§ **Objective**: Every entry below should be printed exactly, without its images.

§ **Stored records**:
• • • • • • •

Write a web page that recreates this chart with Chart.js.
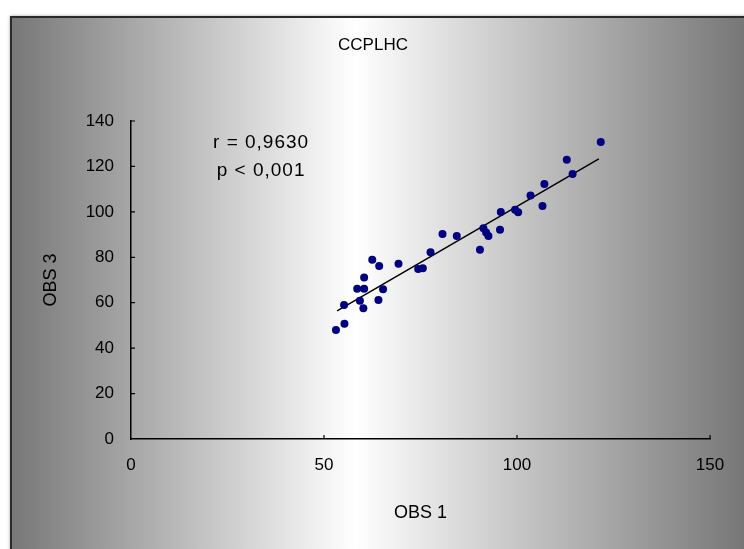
<!DOCTYPE html>
<html lang="pt">
<head>
  <meta charset="UTF-8">
  <script src="https://cdn.jsdelivr.net/npm/chart.js@4.4.0/dist/chart.umd.min.js"></script>
  <style>
    body { margin: 0; background: #fff; }
    canvas { display: block; }
  </style>
</head>
<body>
  <canvas id="scatter" width="744" height="549"></canvas>
  <script>
    // OBS 1 vs OBS 3 values
    const obs1 = [53.1, 55.3, 55.2, 58.6, 60.4, 59.3, 60.2, 60.4, 62.5, 64.3, 64.1, 65.3, 69.3, 74.4, 75.6, 77.6,
                  80.7, 84.4, 90.4, 91.3, 92.0, 92.6, 95.6, 95.8, 99.5, 100.3, 103.5, 106.6, 107.1, 112.9, 114.4, 121.7];
    const obs3 = [48.0, 50.7, 59.0, 66.1, 66.1, 60.9, 57.6, 71.1, 78.9, 76.2, 61.2, 65.9, 77.1, 74.8, 75.2, 82.2,
                  90.3, 89.4, 83.3, 92.8, 90.9, 89.4, 92.1, 99.9, 100.9, 99.8, 107.2, 102.6, 112.3, 122.9, 116.7, 130.8];
    // regression line ends
    const fitX = [53.4, 121.2];
    const fitY = [56.4, 123.3];
    const xTicks = [0, 50, 100, 150];
    const yTicks = [0, 20, 40, 60, 80, 100, 120, 140];
    const chartTitle = 'CCPLHC';
    const notes = ['r = 0,9630', 'p < 0,001'];
    const notePos = [[33.7, 130.4], [33.7, 118.0]];

    const font = 'Arial, "Liberation Sans", sans-serif';

    const frame = {
      id: 'frame',
      beforeDraw(chart) {
        const c = chart.ctx;
        c.save();
        c.fillStyle = '#fff';
        c.fillRect(0, 0, chart.width, chart.height);
        const g = c.createLinearGradient(10, 0, chart.width, 0);
        g.addColorStop(0, '#777');
        g.addColorStop(0.47, '#fff');
        g.addColorStop(1, '#777');
        c.shadowColor = 'rgba(0,0,0,0.35)';
        c.shadowBlur = 3;
        c.fillStyle = g;
        c.fillRect(10, 16, chart.width, chart.height);
        c.shadowBlur = 0;
        c.strokeStyle = '#2a2a2a';
        c.lineWidth = 2;
        c.beginPath();
        c.moveTo(11, chart.height + 2);
        c.lineTo(11, 17);
        c.lineTo(chart.width + 2, 17);
        c.stroke();
        c.restore();
      },
      afterDraw(chart) {
        const c = chart.ctx, x = chart.scales.x, y = chart.scales.y;
        c.save();
        c.strokeStyle = '#000';
        c.lineWidth = 1.2;
        c.beginPath();
        xTicks.slice(1).forEach(v => {
          const px = x.getPixelForValue(v);
          c.moveTo(px, y.bottom); c.lineTo(px, y.bottom - 4);
        });
        yTicks.slice(1).forEach(v => {
          const py = y.getPixelForValue(v);
          c.moveTo(x.left, py); c.lineTo(x.left + 4, py);
        });
        c.stroke();
        c.fillStyle = '#000';
        c.textAlign = 'center';
        c.textBaseline = 'middle';
        c.font = '17px ' + font;
        c.fillText(chartTitle, 373, 45);
        c.font = '19px ' + font;
        c.letterSpacing = '1px';
        notes.forEach((t, i) => {
          c.fillText(t, x.getPixelForValue(notePos[i][0]), y.getPixelForValue(notePos[i][1]));
        });
        c.restore();
      }
    };

    new Chart(document.getElementById('scatter'), {
      type: 'scatter',
      data: {
        datasets: [{
          data: obs1.map((v, i) => ({ x: v, y: obs3[i] })),
          backgroundColor: '#000080',
          borderWidth: 0,
          pointRadius: 4,
          pointHoverRadius: 4
        }, {
          type: 'line',
          data: fitX.map((v, i) => ({ x: v, y: fitY[i] })),
          borderColor: '#000',
          borderWidth: 1.5,
          pointRadius: 0,
          fill: false
        }]
      },
      options: {
        responsive: false,
        animation: false,
        layout: { padding: { left: 0, right: 34, top: 121, bottom: 0 } },
        plugins: {
          legend: { display: false },
          tooltip: { enabled: false },
          title: { display: false }
        },
        scales: {
          x: {
            type: 'linear',
            min: 0, max: 150,
            afterBuildTicks: s => { s.ticks = xTicks.map(v => ({ value: v })); },
            afterFit: s => { s.height = 110; },
            grid: { drawOnChartArea: false, drawTicks: false },
            border: { color: '#000', width: 1.5 },
            ticks: { color: '#000', padding: 16, font: { family: font, size: 17 } },
            title: { display: true, text: 'OBS 1', color: '#000', font: { family: font, size: 18, lineHeight: 1.2 }, padding: { top: 0, bottom: 25 } }
          },
          y: {
            type: 'linear',
            min: 0, max: 140,
            afterBuildTicks: s => { s.ticks = yTicks.map(v => ({ value: v })); },
            afterFit: s => { s.width = 131; },
            grid: { drawOnChartArea: false, drawTicks: false },
            border: { color: '#000', width: 1.5 },
            ticks: { color: '#000', padding: 17, font: { family: font, size: 17 } },
            title: { display: true, text: 'OBS 3', color: '#000', font: { family: font, size: 18, lineHeight: 1.2 }, padding: { top: 40, bottom: 0 } }
          }
        }
      },
      plugins: [frame]
    });
  </script>
</body>
</html>
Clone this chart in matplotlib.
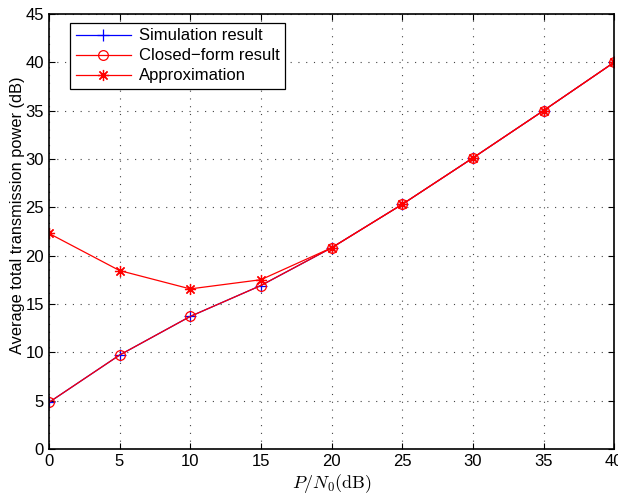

• • • • • • •

§ **Exercise result**:
Write a web page that recreates this chart with Chart.js.
<!DOCTYPE html>
<html lang="pt">
<head>
  <meta charset="UTF-8">
  <script src="https://cdn.jsdelivr.net/npm/chart.js@4.4.0/dist/chart.umd.min.js"></script>
  <style>
    body { margin: 0; background: #fff; }
    canvas { display: block; }
  </style>
</head>
<body>
  <canvas id="scatter" width="744" height="549"></canvas>
  <script>
    // OBS 1 vs OBS 3 values
    const obs1 = [53.1, 55.3, 55.2, 58.6, 60.4, 59.3, 60.2, 60.4, 62.5, 64.3, 64.1, 65.3, 69.3, 74.4, 75.6, 77.6,
                  80.7, 84.4, 90.4, 91.3, 92.0, 92.6, 95.6, 95.8, 99.5, 100.3, 103.5, 106.6, 107.1, 112.9, 114.4, 121.7];
    const obs3 = [48.0, 50.7, 59.0, 66.1, 66.1, 60.9, 57.6, 71.1, 78.9, 76.2, 61.2, 65.9, 77.1, 74.8, 75.2, 82.2,
                  90.3, 89.4, 83.3, 92.8, 90.9, 89.4, 92.1, 99.9, 100.9, 99.8, 107.2, 102.6, 112.3, 122.9, 116.7, 130.8];
    // regression line ends
    const fitX = [53.4, 121.2];
    const fitY = [56.4, 123.3];
    const xTicks = [0, 50, 100, 150];
    const yTicks = [0, 20, 40, 60, 80, 100, 120, 140];
    const chartTitle = 'CCPLHC';
    const notes = ['r = 0,9630', 'p < 0,001'];
    const notePos = [[33.7, 130.4], [33.7, 118.0]];

    const font = 'Arial, "Liberation Sans", sans-serif';

    const frame = {
      id: 'frame',
      beforeDraw(chart) {
        const c = chart.ctx;
        c.save();
        c.fillStyle = '#fff';
        c.fillRect(0, 0, chart.width, chart.height);
        const g = c.createLinearGradient(10, 0, chart.width, 0);
        g.addColorStop(0, '#777');
        g.addColorStop(0.47, '#fff');
        g.addColorStop(1, '#777');
        c.shadowColor = 'rgba(0,0,0,0.35)';
        c.shadowBlur = 3;
        c.fillStyle = g;
        c.fillRect(10, 16, chart.width, chart.height);
        c.shadowBlur = 0;
        c.strokeStyle = '#2a2a2a';
        c.lineWidth = 2;
        c.beginPath();
        c.moveTo(11, chart.height + 2);
        c.lineTo(11, 17);
        c.lineTo(chart.width + 2, 17);
        c.stroke();
        c.restore();
      },
      afterDraw(chart) {
        const c = chart.ctx, x = chart.scales.x, y = chart.scales.y;
        c.save();
        c.strokeStyle = '#000';
        c.lineWidth = 1.2;
        c.beginPath();
        xTicks.slice(1).forEach(v => {
          const px = x.getPixelForValue(v);
          c.moveTo(px, y.bottom); c.lineTo(px, y.bottom - 4);
        });
        yTicks.slice(1).forEach(v => {
          const py = y.getPixelForValue(v);
          c.moveTo(x.left, py); c.lineTo(x.left + 4, py);
        });
        c.stroke();
        c.fillStyle = '#000';
        c.textAlign = 'center';
        c.textBaseline = 'middle';
        c.font = '17px ' + font;
        c.fillText(chartTitle, 373, 45);
        c.font = '19px ' + font;
        c.letterSpacing = '1px';
        notes.forEach((t, i) => {
          c.fillText(t, x.getPixelForValue(notePos[i][0]), y.getPixelForValue(notePos[i][1]));
        });
        c.restore();
      }
    };

    new Chart(document.getElementById('scatter'), {
      type: 'scatter',
      data: {
        datasets: [{
          data: obs1.map((v, i) => ({ x: v, y: obs3[i] })),
          backgroundColor: '#000080',
          borderWidth: 0,
          pointRadius: 4,
          pointHoverRadius: 4
        }, {
          type: 'line',
          data: fitX.map((v, i) => ({ x: v, y: fitY[i] })),
          borderColor: '#000',
          borderWidth: 1.5,
          pointRadius: 0,
          fill: false
        }]
      },
      options: {
        responsive: false,
        animation: false,
        layout: { padding: { left: 0, right: 34, top: 121, bottom: 0 } },
        plugins: {
          legend: { display: false },
          tooltip: { enabled: false },
          title: { display: false }
        },
        scales: {
          x: {
            type: 'linear',
            min: 0, max: 150,
            afterBuildTicks: s => { s.ticks = xTicks.map(v => ({ value: v })); },
            afterFit: s => { s.height = 110; },
            grid: { drawOnChartArea: false, drawTicks: false },
            border: { color: '#000', width: 1.5 },
            ticks: { color: '#000', padding: 16, font: { family: font, size: 17 } },
            title: { display: true, text: 'OBS 1', color: '#000', font: { family: font, size: 18, lineHeight: 1.2 }, padding: { top: 0, bottom: 25 } }
          },
          y: {
            type: 'linear',
            min: 0, max: 140,
            afterBuildTicks: s => { s.ticks = yTicks.map(v => ({ value: v })); },
            afterFit: s => { s.width = 131; },
            grid: { drawOnChartArea: false, drawTicks: false },
            border: { color: '#000', width: 1.5 },
            ticks: { color: '#000', padding: 17, font: { family: font, size: 17 } },
            title: { display: true, text: 'OBS 3', color: '#000', font: { family: font, size: 18, lineHeight: 1.2 }, padding: { top: 40, bottom: 0 } }
          }
        }
      },
      plugins: [frame]
    });
  </script>
</body>
</html>
Clone this chart in matplotlib.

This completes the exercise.